Diane also responded as follows: “But then I looked up gammon on a whim and it is the back portion or hind leg of a pig. You know how often I have pondered and been nagged by that hind portion of the pig that Emma/Mr. W sends the Bates, wanting somehow to connect it to the animal cruelty of eating suckling pigs described in Lamb's seemingly comic essay on roast pig written after Austen's death. But now it takes on a different meaning that fits perfectly with the slang meaning of backgammon. So fascinating.”

That’s a fantastic additional wrinkle, Diane! To refresh your memory of our dialogue about Lamb/Swift Modest Proposal subtext hidden in plain sight in the “porker” obsession of Mr. Woodhouse, read this post from last December:

But you are clearly onto something more and significant with that double definition of “gammon” as the hind leg of a pig. Here’s the relevant passage in Emma:

“…Mr. Woodhouse, whose thoughts were on the Bates's, said— "It is a great pity that their circumstances should be so confined! a great pity indeed! and I have often wished—but it is so little one can venture to do—small, trifling presents, of any thing uncommon—Now we have killed a porker, and Emma thinks of sending them a loin or a leg; it is very small and delicate—Hartfield pork is not like any other pork—but still it is pork—and, my dear Emma, unless one could be sure of their making it into steaks, nicely fried, as ours are fried, without the smallest grease, and not roast it, for no stomach can bear roast pork—I think we had better send the leg—do not you think so, my dear?"
"My dear papa, I sent the whole hind-quarter. I knew you would wish it. There will be the leg to be salted, you know, which is so very nice, and the loin to “be dressed directly in any manner they like."
"That's right, my dear, very right. I had not thought of it before, but that is the best way. They must not over-salt the leg; and then, if it is not over-salted, and if it is very thoroughly boiled, just as Serle boils ours, and eaten very moderately of, with a boiled turnip, and a little carrot or parsnip, I do not consider it unwholesome."

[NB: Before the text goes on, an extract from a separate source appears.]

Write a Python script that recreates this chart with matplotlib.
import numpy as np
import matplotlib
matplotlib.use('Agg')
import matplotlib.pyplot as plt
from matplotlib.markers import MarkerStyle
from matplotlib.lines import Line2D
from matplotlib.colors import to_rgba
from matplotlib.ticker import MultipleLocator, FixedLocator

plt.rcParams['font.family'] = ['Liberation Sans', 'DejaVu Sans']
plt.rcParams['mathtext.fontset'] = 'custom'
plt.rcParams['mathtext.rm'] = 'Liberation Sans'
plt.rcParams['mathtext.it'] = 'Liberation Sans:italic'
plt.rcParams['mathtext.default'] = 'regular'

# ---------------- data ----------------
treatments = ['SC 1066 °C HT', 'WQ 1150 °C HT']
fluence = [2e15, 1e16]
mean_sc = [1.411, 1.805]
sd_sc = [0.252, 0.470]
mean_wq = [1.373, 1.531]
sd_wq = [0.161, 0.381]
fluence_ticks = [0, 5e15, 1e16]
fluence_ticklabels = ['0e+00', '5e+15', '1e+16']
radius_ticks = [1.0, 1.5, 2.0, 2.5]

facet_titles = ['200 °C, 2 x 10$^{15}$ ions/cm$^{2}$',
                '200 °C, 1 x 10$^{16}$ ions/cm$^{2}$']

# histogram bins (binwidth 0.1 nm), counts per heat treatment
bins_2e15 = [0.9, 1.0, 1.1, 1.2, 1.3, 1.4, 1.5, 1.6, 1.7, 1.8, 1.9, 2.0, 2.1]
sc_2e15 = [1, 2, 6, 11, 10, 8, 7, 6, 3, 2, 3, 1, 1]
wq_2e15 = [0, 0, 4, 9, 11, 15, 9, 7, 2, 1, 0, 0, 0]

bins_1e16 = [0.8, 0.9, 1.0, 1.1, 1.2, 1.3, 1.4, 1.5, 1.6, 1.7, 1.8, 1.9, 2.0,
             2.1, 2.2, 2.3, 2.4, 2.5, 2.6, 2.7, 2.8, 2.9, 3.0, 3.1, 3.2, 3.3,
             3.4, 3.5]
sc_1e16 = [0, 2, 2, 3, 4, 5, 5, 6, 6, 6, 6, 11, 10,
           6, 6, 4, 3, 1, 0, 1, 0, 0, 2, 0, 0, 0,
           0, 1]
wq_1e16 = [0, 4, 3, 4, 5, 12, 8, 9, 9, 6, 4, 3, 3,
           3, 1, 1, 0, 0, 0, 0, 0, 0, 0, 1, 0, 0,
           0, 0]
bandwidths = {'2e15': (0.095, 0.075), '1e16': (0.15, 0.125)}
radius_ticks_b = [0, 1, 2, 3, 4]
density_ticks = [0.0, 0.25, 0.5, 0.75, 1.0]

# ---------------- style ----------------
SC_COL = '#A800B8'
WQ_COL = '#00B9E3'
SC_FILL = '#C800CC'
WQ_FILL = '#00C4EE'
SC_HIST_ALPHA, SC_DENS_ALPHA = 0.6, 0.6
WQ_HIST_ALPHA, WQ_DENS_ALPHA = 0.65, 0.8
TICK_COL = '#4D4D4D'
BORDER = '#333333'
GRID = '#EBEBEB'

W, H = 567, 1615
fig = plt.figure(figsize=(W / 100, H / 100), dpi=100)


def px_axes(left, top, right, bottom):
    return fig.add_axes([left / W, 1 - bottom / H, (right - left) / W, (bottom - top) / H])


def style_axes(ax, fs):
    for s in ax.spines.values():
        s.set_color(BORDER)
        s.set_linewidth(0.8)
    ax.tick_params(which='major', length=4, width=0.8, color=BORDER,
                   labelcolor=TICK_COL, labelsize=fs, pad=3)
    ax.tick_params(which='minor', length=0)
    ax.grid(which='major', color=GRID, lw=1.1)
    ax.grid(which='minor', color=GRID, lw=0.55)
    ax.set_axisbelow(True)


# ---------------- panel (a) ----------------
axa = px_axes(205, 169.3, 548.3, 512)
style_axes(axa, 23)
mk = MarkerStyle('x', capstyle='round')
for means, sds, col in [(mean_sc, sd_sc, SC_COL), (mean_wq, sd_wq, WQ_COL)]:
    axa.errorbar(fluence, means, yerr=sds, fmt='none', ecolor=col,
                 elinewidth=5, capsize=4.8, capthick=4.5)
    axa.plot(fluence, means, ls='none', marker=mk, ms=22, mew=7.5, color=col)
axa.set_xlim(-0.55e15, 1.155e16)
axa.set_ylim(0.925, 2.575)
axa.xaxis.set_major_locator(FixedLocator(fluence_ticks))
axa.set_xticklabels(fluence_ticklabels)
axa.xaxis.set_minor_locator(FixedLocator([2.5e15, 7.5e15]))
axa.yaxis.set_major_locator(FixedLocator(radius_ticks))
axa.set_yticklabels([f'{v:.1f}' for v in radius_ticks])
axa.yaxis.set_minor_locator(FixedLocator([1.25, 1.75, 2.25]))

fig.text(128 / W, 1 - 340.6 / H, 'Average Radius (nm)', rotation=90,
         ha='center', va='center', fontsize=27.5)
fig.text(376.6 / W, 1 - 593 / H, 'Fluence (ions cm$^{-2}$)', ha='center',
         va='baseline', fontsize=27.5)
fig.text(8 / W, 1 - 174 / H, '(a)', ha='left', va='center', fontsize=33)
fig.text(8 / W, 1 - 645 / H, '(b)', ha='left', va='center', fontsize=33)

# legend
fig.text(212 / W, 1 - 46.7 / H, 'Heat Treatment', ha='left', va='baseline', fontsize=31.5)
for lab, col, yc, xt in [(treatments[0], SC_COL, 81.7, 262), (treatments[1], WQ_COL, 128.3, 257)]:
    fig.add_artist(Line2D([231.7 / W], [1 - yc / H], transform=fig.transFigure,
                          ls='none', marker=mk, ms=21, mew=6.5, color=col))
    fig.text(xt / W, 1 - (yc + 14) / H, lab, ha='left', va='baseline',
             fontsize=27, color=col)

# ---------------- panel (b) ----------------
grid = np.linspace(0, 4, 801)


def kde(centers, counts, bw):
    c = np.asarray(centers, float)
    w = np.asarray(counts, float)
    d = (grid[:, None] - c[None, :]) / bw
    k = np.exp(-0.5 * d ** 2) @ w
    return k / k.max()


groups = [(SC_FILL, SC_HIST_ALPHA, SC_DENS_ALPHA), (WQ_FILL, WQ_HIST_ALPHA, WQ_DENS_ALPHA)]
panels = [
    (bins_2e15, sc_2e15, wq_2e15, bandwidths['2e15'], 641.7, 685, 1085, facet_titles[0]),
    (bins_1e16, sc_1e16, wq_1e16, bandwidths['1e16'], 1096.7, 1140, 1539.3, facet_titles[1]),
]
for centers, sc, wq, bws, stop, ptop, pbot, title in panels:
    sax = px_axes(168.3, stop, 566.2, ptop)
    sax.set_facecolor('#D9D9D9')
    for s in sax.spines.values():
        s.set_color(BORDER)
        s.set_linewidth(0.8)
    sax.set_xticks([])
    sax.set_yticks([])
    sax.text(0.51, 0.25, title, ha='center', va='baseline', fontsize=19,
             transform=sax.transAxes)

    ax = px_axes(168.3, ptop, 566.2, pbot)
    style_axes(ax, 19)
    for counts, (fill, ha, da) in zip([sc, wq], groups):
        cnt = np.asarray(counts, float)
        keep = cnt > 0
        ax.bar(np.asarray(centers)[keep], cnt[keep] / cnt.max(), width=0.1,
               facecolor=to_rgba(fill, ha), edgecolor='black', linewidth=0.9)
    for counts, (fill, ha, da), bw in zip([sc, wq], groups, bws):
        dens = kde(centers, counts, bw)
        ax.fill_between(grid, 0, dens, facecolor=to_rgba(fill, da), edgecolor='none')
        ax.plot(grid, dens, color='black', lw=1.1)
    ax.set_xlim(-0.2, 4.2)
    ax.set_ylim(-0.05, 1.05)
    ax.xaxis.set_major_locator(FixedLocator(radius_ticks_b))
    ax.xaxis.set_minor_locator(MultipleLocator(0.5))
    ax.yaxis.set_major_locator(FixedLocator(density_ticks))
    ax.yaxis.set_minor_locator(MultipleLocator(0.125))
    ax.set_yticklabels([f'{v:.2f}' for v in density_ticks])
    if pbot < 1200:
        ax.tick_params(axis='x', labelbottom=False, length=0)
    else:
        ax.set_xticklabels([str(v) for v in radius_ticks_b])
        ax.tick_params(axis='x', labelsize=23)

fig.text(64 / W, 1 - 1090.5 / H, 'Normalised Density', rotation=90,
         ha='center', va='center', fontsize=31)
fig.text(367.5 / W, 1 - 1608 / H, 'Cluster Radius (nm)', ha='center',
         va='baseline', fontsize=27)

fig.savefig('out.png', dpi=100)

And here, without any thought of the above, is the dictionary definition of a “gammon”, which is strongly parallel in reference to the above discussion by Emma and her father of the pig leg, and salting of same:

“Gammon is hind leg of pork after curing by dry-salting or brining. It may or may not be smoked. Like bacon, it needs to be cooked before it can be eaten.“

And…when I checked further, I saw that “gammon” is also the special term, in backgammon, for a “shutout” of the opponent in backgammon, when one player gets all his pieces to their destination before the other play can get any of their pieces there!

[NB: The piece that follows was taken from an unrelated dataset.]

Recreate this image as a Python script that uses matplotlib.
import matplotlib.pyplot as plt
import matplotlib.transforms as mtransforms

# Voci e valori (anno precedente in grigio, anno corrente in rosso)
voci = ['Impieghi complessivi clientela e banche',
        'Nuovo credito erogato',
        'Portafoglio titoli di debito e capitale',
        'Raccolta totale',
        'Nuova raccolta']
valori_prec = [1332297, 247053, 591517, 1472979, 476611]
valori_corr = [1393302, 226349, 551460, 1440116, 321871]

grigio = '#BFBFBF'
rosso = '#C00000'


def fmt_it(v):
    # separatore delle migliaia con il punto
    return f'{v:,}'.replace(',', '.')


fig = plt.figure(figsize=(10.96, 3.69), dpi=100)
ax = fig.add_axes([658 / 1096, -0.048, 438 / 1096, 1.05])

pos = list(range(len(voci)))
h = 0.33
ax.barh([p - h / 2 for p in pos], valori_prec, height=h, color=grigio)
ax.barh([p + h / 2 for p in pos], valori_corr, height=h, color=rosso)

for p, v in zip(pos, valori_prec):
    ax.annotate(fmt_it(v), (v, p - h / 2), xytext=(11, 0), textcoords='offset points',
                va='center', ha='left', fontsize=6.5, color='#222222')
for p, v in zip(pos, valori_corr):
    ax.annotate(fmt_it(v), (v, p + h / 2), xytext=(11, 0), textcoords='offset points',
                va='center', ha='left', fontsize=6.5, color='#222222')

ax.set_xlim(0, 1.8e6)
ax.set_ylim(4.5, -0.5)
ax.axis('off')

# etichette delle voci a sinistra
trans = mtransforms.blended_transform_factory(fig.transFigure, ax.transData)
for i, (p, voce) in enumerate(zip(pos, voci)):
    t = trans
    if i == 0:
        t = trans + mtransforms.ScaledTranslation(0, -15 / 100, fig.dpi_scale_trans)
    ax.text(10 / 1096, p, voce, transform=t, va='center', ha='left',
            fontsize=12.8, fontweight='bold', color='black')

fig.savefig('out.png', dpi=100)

These definitions of “gammon” converge on Mr. Woodhouse: the symbol of the selfish, greedy, imperialist English male ruling elite, who take ALL the resources (including all the food, all the land, and all the female bodies) for themselves, and leave nothing for their victims (the poor, the Irish, and the women). And yet they are also such extreme hypocrites that they wear a mask of generosity and philanthropy, as if they are being good Christians, even as they literally and figuratively rape their victims in every conceivable way. It’s a deadly “game” which they win by default every single time, because all the rules of the game are stacked insurmountably in their favor—they cannot lose!

I don’t know when pigs came to be associated with greed, but how ironic that in Emma, the greedy Mr. Woodhouse makes a show of generosity by giving away the “behind” of a pig!


I also received a response which was not so positive from Nancy Mayer in Janeites:

Nancy wrote: "Thinking that Jane Austen spent hours thinking up prurient and salacious jokes and puns does not induce me to read her works. I do not want to  have her send her life  chortling over dirty jokes. Such things do not add a speck to my enjoyment o the works and  will soon  deprive me of all pleasure in them."

Nancy, only to set the record straight and not to try to convince you to change your mind, I keep saying over and over and over again that I believe Jane Austen was not making dirty and salacious jokes because she had a dirty mind--rather, her "tic" of frequent veiled sexual innuendoes is a reflection of the trauma suffered by victims of sexual abuse (I believe, starting, but not ending, with herself) in her era, when men had the power to do whatever they wanted to women--most of all to their wives and daughters---with little adverse consequence to fear from law, church, or societal mores.

There is often dark humor in episodes of Law & Order: Special Victims Unit, and for the same purpose--a way of coping with the horrible events of abuse depicted in that very long running TV series (Season 17 starts in 12 days).

There's a reason why Jews and African Americans, and more recently women and gays/lesbians, have been disproportionately represented among the most famous and influential standup comedians in the United States during the past century--they have been the very same groups who suffered from prejudice and abuse by the majority.

That's the place whence springs Jane Austen's sexual innuendoes. And Mary Crawford's "rears and vices" joke is the quintessential example. If you can only see that joke as Mary being inappropriate and trying to shock, then you see Mary in a bad light. But if (as i do) you see Mary as blowing the whistle on the sexual abuse William Price is going to suffer as the "price" of that commission that Henry obtains for him via the Admiral his uncle, then you see Mary as noble, courageous, and defiant of an abusive male power structure.

So, at least, characterize my arguments accurately, Nancy, and then disagree if you still wish to.